Gloria’s Voice: The Story of Gloria Steinem – Feminist, Activist, Leader – Aura Lewis, Sterling Children’s Books, 2018
Gloria Steinem’s name evokes the movement to liberate women from all the restrictions historically placed on us. Introducing to young readers her work on behalf of economic justice, reproductive rights, political participation, and empowering consciousness-raising, is a challenging task. In Gloria’s Voice, author and illustrator Aura Lewis has chosen to embed Gloria’s message of liberation in simple language and colorful pictures with subdued symbolism, reserving many details for notes at the end of the book.
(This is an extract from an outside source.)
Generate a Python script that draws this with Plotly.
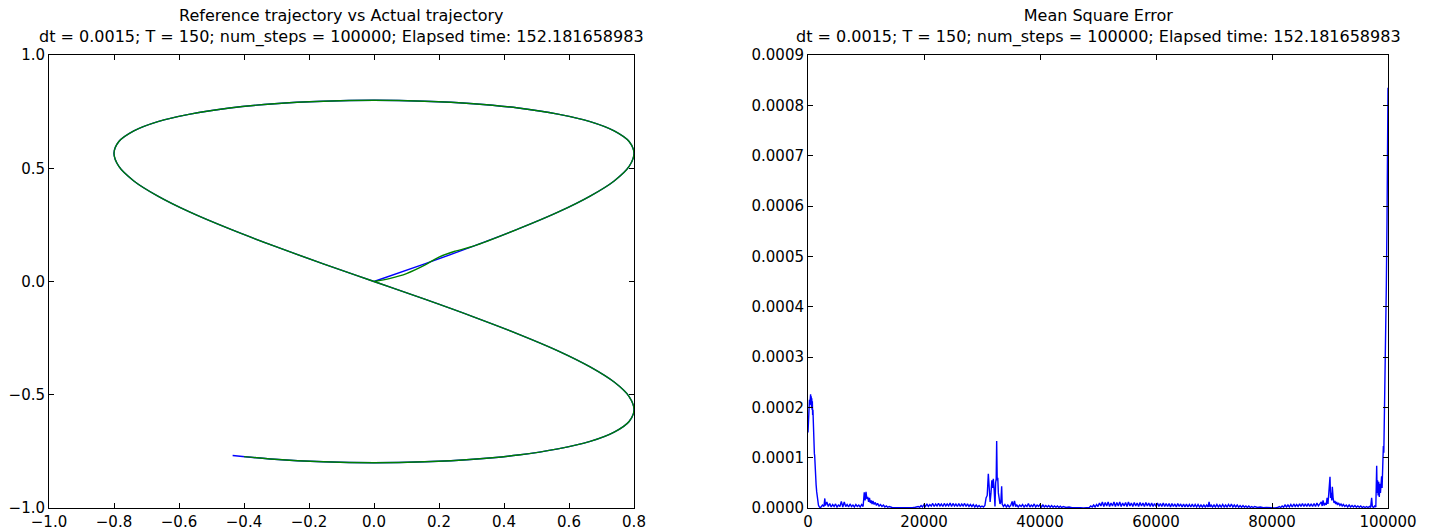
import plotly.graph_objects as go

# ---------------- data ----------------
# Left panel: reference (blue) and actual (green) trajectories
ref_x = [0, 0.156, 0.306, 0.444, 0.566, 0.665, 0.739, 0.785, 0.8, 0.785, 0.739, 0.665, 0.566, 0.444, 0.306, 0.156, 0,
         -0.156, -0.306, -0.444, -0.566, -0.665, -0.739, -0.785, -0.8, -0.785, -0.739, -0.665, -0.566, -0.444, -0.306, -0.156, 0,
         0.156, 0.306, 0.444, 0.566, 0.665, 0.739, 0.785, 0.8, 0.785, 0.739, 0.665, 0.566, 0.444, 0.306, 0.156, 0,
         -0.156, -0.306, -0.435]
ref_y = [0, 0.078, 0.156, 0.232, 0.306, 0.377, 0.444, 0.508, 0.566, 0.618, 0.665, 0.706, 0.739, 0.766, 0.785, 0.796, 0.8,
         0.796, 0.785, 0.766, 0.739, 0.706, 0.665, 0.618, 0.566, 0.508, 0.444, 0.377, 0.306, 0.232, 0.156, 0.078, 0,
         -0.078, -0.156, -0.232, -0.306, -0.377, -0.444, -0.508, -0.566, -0.618, -0.665, -0.706, -0.739, -0.766, -0.785, -0.796, -0.8,
         -0.796, -0.785, -0.768]

act_x = [0, 0.05, 0.1, 0.156, 0.2, 0.25, 0.306, 0.444, 0.566, 0.665, 0.739, 0.785, 0.8, 0.785, 0.739, 0.665, 0.566, 0.444, 0.306, 0.156, 0,
         -0.156, -0.306, -0.444, -0.566, -0.665, -0.739, -0.785, -0.8, -0.785, -0.739, -0.665, -0.566, -0.444, -0.306, -0.156, 0,
         0.156, 0.306, 0.444, 0.566, 0.665, 0.739, 0.785, 0.8, 0.785, 0.739, 0.665, 0.566, 0.444, 0.306, 0.156, 0,
         -0.156, -0.306, -0.40]
act_y = [0, 0.014, 0.035, 0.072, 0.108, 0.134, 0.156, 0.232, 0.306, 0.377, 0.444, 0.508, 0.566, 0.618, 0.665, 0.706, 0.739, 0.766, 0.785, 0.796, 0.8,
         0.796, 0.785, 0.766, 0.739, 0.706, 0.665, 0.618, 0.566, 0.508, 0.444, 0.377, 0.306, 0.232, 0.156, 0.078, 0,
         -0.078, -0.156, -0.232, -0.306, -0.377, -0.444, -0.508, -0.566, -0.618, -0.665, -0.706, -0.739, -0.766, -0.785, -0.796, -0.8,
         -0.796, -0.785, -0.773]

# Right panel: mean square error (values in units of 1e-6); each line of steps matches the same line of values
mse_steps = [
    0, 50, 100, 150, 200, 250, 300, 350, 400, 450, 500, 550, 600, 650, 700, 750, 800, 850, 900, 950,
    1000, 1050, 1100, 1150, 1200, 1300, 1400, 1500, 1600, 1700, 1800, 1900, 2000, 2100,
    2250, 2500, 2750, 2900, 3000, 3250, 3500, 3750, 4000, 4250, 4500, 4750, 5000, 5250, 5500, 5750,
    6000, 6250, 6500, 6750, 7000, 7250, 7500, 7750, 8000, 8250, 8500, 8750, 9000, 9250, 9500,
    9700, 9850, 10000, 10150, 10300, 10450, 10600, 10750, 10900, 11050, 11200, 11400, 11600, 11800, 12000,
    12250, 12500, 12750, 13000, 13250, 13500, 13750, 14000, 14500, 15000, 15500, 16000, 17000, 18000,
    18500, 19000, 19250, 19500, 19750,
    20000, 20250, 20500, 20750, 21000, 21250, 21500, 21750, 22000, 22250, 22500, 22750, 23000, 23250,
    23500, 23750, 24000, 24250, 24500, 24750, 25000, 25250, 25500, 25750, 26000, 26250, 26500, 26750,
    27000, 27250, 27500, 27750, 28000, 28250, 28500, 28750, 29000, 29250, 29500, 29750, 30000, 30250, 30500,
    30700, 30900, 31090, 31250, 31400, 31550, 31700, 31850, 31950, 32100, 32240, 32350, 32450, 32530,
    32620, 32720, 32820, 32950, 33100, 33250, 33390, 33480,
    33700, 33950, 34200, 34450, 34700, 34950, 35200, 35350, 35600, 35800, 36000, 36250, 36500, 36750,
    37000, 37250, 37500, 37750, 38000, 38250, 38500, 38750, 39000, 39250, 39500, 39750, 40000, 40250,
    40500, 40750, 41000, 41250, 41500, 41750, 42000, 42250, 42500, 42750, 43000, 43250, 43500, 43750,
    44000, 44500, 45000, 45500, 46000, 46500, 47000, 47500, 48000, 48250, 48500, 48750, 49000, 49250, 49500, 49750,
    50000, 50250, 50500, 50750, 51000, 51250, 51500, 51750, 52000, 52250, 52500, 52750, 53000, 53250,
    53500, 53750, 54000, 54250, 54500, 54750, 55000, 55250, 55500, 55750, 56000, 56250, 56500, 56750,
    57000, 57250, 57500, 57750, 58000, 58250, 58500, 58750, 59000, 59250, 59500, 59750, 60000, 60250,
    60500, 60750, 61000, 61250, 61500, 61750, 62000, 62250, 62500, 62750, 63000, 63250, 63500, 63750,
    64000, 64250, 64500, 64750, 65000, 65250, 65500, 65750, 66000, 66250, 66500, 66750, 67000, 67250,
    67500, 67750, 68000, 68250, 68500, 68750, 69000, 69150, 69300, 69500, 69750,
    70000, 70250, 70500, 70750, 71000, 71250, 71500, 71750, 72000, 72250, 72500, 72750, 73000, 73250,
    73500, 73750, 74000, 74250, 74500, 74750, 75000, 75250, 75500, 75750, 76000, 76250, 76500, 76750,
    77000, 77500, 78000, 78500, 79000, 79500, 80000, 80500, 81000,
    81250, 81500, 81750, 82000, 82250, 82500, 82750, 83000, 83250, 83500, 83750, 84000, 84250, 84500,
    84750, 85000, 85250, 85500, 85750, 86000, 86250, 86500, 86750, 87000, 87250, 87500, 87750, 88000,
    88250, 88500, 88650, 88800, 89000, 89200, 89350, 89500, 89650, 89800, 90000, 90100, 90200, 90300,
    90400, 90550, 90700, 90850, 91000, 91150, 91300, 91500, 91700, 91900, 92100, 92300, 92550, 92800,
    93050, 93300, 93550, 93800, 94050, 94300, 94550, 94800, 95050, 95300, 95550, 95800, 96050, 96300,
    96550, 96800, 97000, 97180, 97300, 97500, 97700, 97900,
    98050, 98120, 98200, 98300, 98400, 98500, 98600, 98700, 98800, 98900, 98980, 99050, 99120, 99200,
    99280, 99370, 99450, 99500, 99600, 99710, 99830, 99920, 100000,
]
mse_e6 = [
    150, 175, 165, 200, 190, 215, 205, 224, 210, 226, 205, 222, 200, 218, 195, 212, 185, 195, 165, 160,
    135, 130, 108, 104, 85, 65, 46, 32, 21, 12, 6, 3, 1, 0.5,
    2, 6, 3, 19, 5, 12, 3, 9, 2, 7, 3, 8, 2, 6, 3, 13,
    2, 12, 3, 7, 2, 8, 3, 6, 2, 7, 3, 6, 2, 7, 3,
    31, 15, 32, 18, 22, 12, 20, 10, 15, 8, 14, 7, 11, 5, 9,
    4, 7, 3, 6, 2, 4, 1.5, 3, 1, 1.5, 0.5, 0.8, 0.3, 0.8,
    1.5, 3, 1.5, 5, 2,
    7, 3, 8, 3, 7, 4, 9, 3, 8, 4, 9, 4, 8, 3,
    9, 4, 8, 4, 10, 3, 9, 4, 8, 3, 9, 3, 8, 4,
    9, 3, 8, 3, 7, 3, 7, 2, 6, 2, 5, 2, 4, 2, 5,
    20, 25, 68, 20, 12, 30, 55, 40, 58, 35, 3, 50, 58, 133,
    55, 60, 30, 20, 8, 12, 43, 8,
    3, 7, 2, 6, 2, 5, 13, 3, 14, 3, 6, 2, 6, 3,
    7, 2, 6, 3, 9, 2, 6, 3, 8, 2, 6, 3, 7, 2,
    6, 2, 5, 2, 5, 1.5, 5, 1.5, 4, 1.5, 4, 1, 3.5, 1,
    3, 1, 2, 0.5, 1, 0.3, 0.5, 0.3, 1, 2, 1, 4, 2, 6, 2, 7,
    3, 10, 4, 12, 3, 11, 4, 12, 3, 10, 4, 12, 3, 11,
    4, 12, 3, 10, 4, 11, 3, 12, 4, 10, 3, 11, 4, 10,
    3, 11, 4, 10, 3, 11, 4, 10, 3, 10, 3, 9, 3, 10,
    3, 9, 3, 10, 3, 9, 3, 9, 2, 9, 3, 8, 2, 9,
    3, 8, 2, 8, 2, 8, 2, 7, 2, 8, 2, 7, 2, 7,
    2, 6, 2, 6, 2, 6, 2, 12, 2, 6, 2,
    6, 2, 7, 2, 6, 2, 7, 2, 6, 2, 7, 2, 8, 2,
    6, 2, 6, 1.5, 5, 1.5, 5, 1.5, 4, 1, 4, 1, 3, 1,
    3, 1, 2, 0.5, 1, 0.3, 0.5, 0.3, 1,
    3, 1, 4, 1.5, 6, 2, 6, 2, 7, 2, 8, 3, 7, 3,
    8, 3, 9, 3, 8, 3, 9, 3, 8, 3, 9, 3, 10, 4,
    9, 12, 4, 15, 5, 10, 6, 20, 8, 25, 62, 20, 30, 15,
    42, 18, 10, 14, 8, 12, 6, 10, 5, 8, 4, 7, 3, 6,
    2, 6, 2, 5, 2, 5, 1.5, 4, 1.5, 4, 1, 3, 1, 3,
    1, 3, 1, 20, 3, 1, 4, 2,
    84, 30, 55, 25, 52, 22, 48, 30, 55, 63, 40, 88, 70, 123,
    110, 176, 200, 250, 310, 440, 570, 700, 835,
]
assert len(mse_steps) == len(mse_e6)
mse = [v * 1e-6 for v in mse_e6]

title_left = "Reference trajectory vs Actual trajectory"
title_right = "Mean Square Error"
subtitle = "dt = 0.0015; T = 150; num_steps = 100000; Elapsed time: 152.181658983"

# ---------------- figure ----------------
BLUE = "#0000ff"
GREEN = "#008000"
FONT = "DejaVu Sans"

fig = go.Figure()
fig.add_trace(go.Scatter(x=ref_x, y=ref_y, mode="lines", line=dict(color=BLUE, width=1.4, shape="spline"),
                         xaxis="x", yaxis="y", showlegend=False))
fig.add_trace(go.Scatter(x=act_x, y=act_y, mode="lines", line=dict(color=GREEN, width=1.4, shape="spline"),
                         xaxis="x", yaxis="y", showlegend=False))
fig.add_trace(go.Scatter(x=mse_steps, y=mse, mode="lines", line=dict(color=BLUE, width=1.4),
                         xaxis="x2", yaxis="y2", showlegend=False))

W, H = 1433, 531
L, R, T, B = 49, 45, 55, 23
plot_w = W - L - R
left_dom = [0, (634 - L) / plot_w]
right_dom = [(808 - L) / plot_w, 1]

axis_common = dict(
    showline=True, linecolor="black", linewidth=1, mirror="ticks",
    ticks="inside", ticklen=5, tickwidth=1, tickcolor="black",
    showgrid=False, zeroline=False, tickfont=dict(family=FONT, size=15, color="black"),
)

fig.update_layout(
    template="none",
    width=W, height=H,
    margin=dict(l=L, r=R, t=T, b=B, pad=0),
    paper_bgcolor="white", plot_bgcolor="white",
    font=dict(family=FONT, size=15, color="black"),
    xaxis=dict(domain=left_dom, range=[-1, 0.8], tickvals=[-1, -0.8, -0.6, -0.4, -0.2, 0, 0.2, 0.4, 0.6, 0.8],
               tickformat=".1f", anchor="y", **axis_common),
    yaxis=dict(domain=[0, 1], range=[-1, 1], tickvals=[-1, -0.5, 0, 0.5, 1], tickformat=".1f",
               anchor="x", **axis_common),
    xaxis2=dict(domain=right_dom, range=[0, 100000], tickvals=[0, 20000, 40000, 60000, 80000, 100000],
                tickformat="d", anchor="y2", **axis_common),
    yaxis2=dict(domain=[0, 1], range=[0, 0.0009], dtick=0.0001, tick0=0, tickformat=".4f",
                anchor="x2", **axis_common),
)

for xref, t in (("x domain", title_left), ("x2 domain", title_right)):
    fig.add_annotation(x=0.5, xref=xref, y=1, yref="paper", yanchor="bottom", xanchor="center",
                       yshift=6, showarrow=False, text=t + "<br>" + subtitle,
                       font=dict(family=FONT, size=16, color="black"))

fig.write_html("out.html")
The result is a kind of two-books-in-one, which allows optimism to dominate, while providing additional information to supplement information in the text. Some adult readers may find that this mechanism compromises the truths of Steinem’s complex life and career, but children will definitely come away with a message of female strength,
At first glance, Lewis’s pictures are full of pastel colors and cheerful colors, even when characters confront difficult realities. Gloria first appears dancing across the keys of a typewriter. On the next pages, she is absorbed in reading about female heroines under a background of oversized flowers. Yet within some of the illustrations there are more provocative images open to different interpretations. Facing in the opposite direction from the girl propped on her elbows, reading, are a tiny-scale elephant followed by its child, a likely reference to Gloria’s painful challenge of caring for a mentally ill mother.
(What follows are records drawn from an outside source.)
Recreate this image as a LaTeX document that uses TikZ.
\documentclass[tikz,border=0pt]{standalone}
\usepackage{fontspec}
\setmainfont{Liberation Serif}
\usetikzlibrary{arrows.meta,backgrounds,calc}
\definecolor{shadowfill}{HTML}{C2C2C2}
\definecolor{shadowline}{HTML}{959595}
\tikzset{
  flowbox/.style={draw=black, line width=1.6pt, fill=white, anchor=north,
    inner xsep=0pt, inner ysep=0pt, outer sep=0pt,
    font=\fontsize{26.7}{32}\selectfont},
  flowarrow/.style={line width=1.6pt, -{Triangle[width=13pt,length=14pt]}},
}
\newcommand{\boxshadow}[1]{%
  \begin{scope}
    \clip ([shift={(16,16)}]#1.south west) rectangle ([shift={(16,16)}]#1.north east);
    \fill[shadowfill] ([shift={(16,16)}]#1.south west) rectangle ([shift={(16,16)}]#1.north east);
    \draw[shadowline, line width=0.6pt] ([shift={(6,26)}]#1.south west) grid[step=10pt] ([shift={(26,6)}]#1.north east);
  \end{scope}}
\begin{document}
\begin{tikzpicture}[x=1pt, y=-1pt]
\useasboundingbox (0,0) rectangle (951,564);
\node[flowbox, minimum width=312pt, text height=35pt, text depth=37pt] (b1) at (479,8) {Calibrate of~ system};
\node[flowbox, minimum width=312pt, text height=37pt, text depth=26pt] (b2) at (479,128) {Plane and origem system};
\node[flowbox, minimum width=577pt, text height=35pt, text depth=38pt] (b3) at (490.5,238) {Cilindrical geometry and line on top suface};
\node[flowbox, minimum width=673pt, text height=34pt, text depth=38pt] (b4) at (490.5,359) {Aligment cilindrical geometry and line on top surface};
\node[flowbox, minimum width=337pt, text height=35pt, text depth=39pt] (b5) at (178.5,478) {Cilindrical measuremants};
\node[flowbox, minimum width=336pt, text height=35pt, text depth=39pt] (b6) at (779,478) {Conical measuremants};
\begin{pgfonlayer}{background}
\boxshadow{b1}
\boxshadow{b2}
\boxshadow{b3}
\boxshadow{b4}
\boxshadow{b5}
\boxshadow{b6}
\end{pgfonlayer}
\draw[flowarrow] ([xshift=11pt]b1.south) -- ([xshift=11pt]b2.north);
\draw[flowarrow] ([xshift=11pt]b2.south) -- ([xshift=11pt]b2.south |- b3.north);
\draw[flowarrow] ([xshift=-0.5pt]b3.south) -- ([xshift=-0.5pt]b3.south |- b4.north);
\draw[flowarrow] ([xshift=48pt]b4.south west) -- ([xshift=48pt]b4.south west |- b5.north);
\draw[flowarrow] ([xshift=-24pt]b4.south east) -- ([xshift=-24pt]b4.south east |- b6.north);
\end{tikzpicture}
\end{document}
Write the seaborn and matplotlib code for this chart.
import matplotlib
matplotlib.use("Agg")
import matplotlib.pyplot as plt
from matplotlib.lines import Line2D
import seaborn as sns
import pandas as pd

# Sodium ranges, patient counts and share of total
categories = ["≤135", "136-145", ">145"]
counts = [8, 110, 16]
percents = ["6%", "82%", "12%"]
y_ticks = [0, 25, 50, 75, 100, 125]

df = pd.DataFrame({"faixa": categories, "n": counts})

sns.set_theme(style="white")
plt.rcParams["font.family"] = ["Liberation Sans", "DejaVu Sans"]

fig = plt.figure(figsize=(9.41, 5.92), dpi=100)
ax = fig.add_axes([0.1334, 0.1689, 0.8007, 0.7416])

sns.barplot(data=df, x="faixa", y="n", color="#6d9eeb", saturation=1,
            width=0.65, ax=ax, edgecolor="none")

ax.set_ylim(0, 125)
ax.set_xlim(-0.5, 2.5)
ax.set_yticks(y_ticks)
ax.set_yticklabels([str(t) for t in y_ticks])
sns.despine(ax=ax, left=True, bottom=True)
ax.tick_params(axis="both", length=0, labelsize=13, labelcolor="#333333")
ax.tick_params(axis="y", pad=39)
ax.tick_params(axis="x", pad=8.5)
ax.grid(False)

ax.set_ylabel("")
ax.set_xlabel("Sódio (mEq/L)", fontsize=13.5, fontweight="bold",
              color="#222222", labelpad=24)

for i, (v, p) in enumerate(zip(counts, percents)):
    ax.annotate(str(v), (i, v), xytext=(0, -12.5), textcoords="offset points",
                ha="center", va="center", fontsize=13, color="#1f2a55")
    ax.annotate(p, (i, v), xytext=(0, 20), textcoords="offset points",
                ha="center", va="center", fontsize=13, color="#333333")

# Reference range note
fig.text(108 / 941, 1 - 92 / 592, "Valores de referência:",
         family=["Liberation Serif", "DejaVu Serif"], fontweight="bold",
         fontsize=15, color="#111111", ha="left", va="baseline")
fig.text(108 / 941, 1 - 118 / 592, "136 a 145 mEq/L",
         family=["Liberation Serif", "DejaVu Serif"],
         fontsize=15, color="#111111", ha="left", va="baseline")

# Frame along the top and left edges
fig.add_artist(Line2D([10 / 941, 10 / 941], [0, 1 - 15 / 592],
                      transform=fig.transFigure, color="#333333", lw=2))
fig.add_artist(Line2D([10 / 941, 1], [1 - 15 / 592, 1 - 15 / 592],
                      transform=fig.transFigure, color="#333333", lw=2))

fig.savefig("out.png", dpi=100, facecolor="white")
A scene of mother and child against the background of New York City, where Gloria’s mother had hoped to pursue dreams of journalism, shows Gloria holding hands with Steinem; both are serenely smiling. Only in the “Page-by-Page Notes” do readers learn that Ruth’s illness was psychiatric. The story itself refers only to the fact that she “falls ill,” and the one-page biographical summary states that “Gloria lived with her ailing mother.” This choice may serve to stigmatize mental illness, or simply to relegate some painful aspects of Steinem’s life to the book’s backmatter, where interested readers may access them. There is undoubtedly some dissonance in the book’s structure.
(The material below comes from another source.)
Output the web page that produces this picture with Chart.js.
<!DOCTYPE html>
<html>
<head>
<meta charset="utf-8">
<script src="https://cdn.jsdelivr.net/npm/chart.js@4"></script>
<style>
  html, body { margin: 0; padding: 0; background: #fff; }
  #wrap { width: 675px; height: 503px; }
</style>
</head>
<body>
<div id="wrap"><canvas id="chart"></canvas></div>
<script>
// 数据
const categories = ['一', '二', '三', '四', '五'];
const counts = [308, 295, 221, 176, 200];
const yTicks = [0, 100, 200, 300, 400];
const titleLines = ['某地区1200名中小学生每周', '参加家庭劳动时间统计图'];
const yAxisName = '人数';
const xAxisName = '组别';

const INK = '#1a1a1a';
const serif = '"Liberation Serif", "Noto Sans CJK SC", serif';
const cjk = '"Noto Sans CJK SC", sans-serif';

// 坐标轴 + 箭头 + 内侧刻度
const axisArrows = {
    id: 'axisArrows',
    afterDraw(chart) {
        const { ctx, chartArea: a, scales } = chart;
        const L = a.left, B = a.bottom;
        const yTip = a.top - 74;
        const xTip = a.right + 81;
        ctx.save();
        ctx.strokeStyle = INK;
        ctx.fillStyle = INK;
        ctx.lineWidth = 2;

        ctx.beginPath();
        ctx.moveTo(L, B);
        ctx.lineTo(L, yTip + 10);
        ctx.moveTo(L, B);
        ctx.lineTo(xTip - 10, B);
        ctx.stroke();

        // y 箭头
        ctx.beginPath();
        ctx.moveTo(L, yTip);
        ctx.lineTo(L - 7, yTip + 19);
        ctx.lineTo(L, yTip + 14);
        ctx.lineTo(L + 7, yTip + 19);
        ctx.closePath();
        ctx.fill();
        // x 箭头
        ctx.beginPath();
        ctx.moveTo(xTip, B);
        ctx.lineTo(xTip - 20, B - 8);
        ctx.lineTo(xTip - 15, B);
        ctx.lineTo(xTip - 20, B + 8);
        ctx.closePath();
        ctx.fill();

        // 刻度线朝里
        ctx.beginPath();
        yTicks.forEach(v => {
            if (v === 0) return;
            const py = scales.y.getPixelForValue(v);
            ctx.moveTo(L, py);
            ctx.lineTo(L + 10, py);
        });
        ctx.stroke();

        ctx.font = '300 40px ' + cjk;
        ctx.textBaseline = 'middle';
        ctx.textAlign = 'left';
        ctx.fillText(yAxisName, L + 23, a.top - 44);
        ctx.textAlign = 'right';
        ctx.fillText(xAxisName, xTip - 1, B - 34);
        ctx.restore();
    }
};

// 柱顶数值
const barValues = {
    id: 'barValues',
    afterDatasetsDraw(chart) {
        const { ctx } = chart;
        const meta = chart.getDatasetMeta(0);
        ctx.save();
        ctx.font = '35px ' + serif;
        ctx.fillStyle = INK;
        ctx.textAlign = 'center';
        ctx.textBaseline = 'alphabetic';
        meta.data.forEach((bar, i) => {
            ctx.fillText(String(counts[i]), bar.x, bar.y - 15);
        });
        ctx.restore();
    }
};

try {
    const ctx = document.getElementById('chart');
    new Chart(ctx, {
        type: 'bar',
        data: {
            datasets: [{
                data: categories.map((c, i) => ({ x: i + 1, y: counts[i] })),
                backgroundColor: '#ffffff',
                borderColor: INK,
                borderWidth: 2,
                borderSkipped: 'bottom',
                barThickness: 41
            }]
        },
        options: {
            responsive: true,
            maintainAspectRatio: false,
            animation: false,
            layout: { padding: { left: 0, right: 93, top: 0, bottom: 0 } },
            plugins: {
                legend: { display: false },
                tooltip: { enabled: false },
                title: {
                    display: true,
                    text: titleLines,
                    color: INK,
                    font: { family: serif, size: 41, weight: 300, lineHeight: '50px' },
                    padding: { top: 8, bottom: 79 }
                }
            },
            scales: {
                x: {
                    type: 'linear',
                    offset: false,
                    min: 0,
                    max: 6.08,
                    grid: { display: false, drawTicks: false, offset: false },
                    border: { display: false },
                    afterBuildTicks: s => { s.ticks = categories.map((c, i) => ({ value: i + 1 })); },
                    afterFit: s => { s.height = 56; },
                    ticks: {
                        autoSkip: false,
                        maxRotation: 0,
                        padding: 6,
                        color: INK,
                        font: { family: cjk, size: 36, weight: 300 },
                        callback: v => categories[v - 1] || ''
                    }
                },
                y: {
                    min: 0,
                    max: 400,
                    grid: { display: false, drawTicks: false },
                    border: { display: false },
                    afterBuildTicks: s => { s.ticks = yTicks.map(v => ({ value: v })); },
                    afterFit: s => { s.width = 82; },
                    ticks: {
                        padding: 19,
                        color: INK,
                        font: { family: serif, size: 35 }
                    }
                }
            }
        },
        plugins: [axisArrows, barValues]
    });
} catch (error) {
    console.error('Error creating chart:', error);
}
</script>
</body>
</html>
Then again, maybe the pictures themselves reveal some of the young Steinem’s suffering. One two-page spread shows an uncharacteristically sad Gloria playing with a large dollhouse. Inside, the figure of her mother has been reduced to an exhausted figure covered by a blanket, a book open in her lap, and the slippers at her side pointing to her immobility. “Sometimes, it’s as if Gloria is the grown-up and her mama is the child,” the text reads. Even the use of the word “mama” here intensifies the inappropriate nature of the role reversal. Gloria is a child herself, forced to care for an incompetent parent. Some readers may understand this situation to be frightening, while others, if they have not experienced the situation themselves, may read the text literally as one small disappointment, especially as it is followed by Gloria’s many achievements.
That typewriter keeps showing up, with Gloria typing articles about the silly features reserved for women journalists, and, finally, as she strides the keyboard in her 1970s bellbottoms, envisioning the “big idea” of Ms. magazine. The “Page-by-Page Notes” are keyed not by page number but by image. They are inconsistent. Readers do not learn which “friend’ sent her to cover a meeting of the women’s liberation movement, while the notes do add more complete information about “Dorothy,” as Dorothy Pitman Hughes, the African-American activist with whom Steinem founded Ms. Some of Aura’s decisions about whether or not to include information in the text may seem random. There is a key to the picture of people, some ordinary and some famous, lining up to buy a copy of the magazine. Bella Abzug is wearing a signature hat, but otherwise looks uncharacteristically demure.
Gloria’s Voice does allow children, to hear that voice, offering a moving account of Steinem’s progress from sad childhood to remarkable life of advocacy on behalf of women and men. Its inconsistencies are real, but they do not ultimately take away from the experience of readers aged seven and older, as they are immersed in Steinem’s life of commitment to change.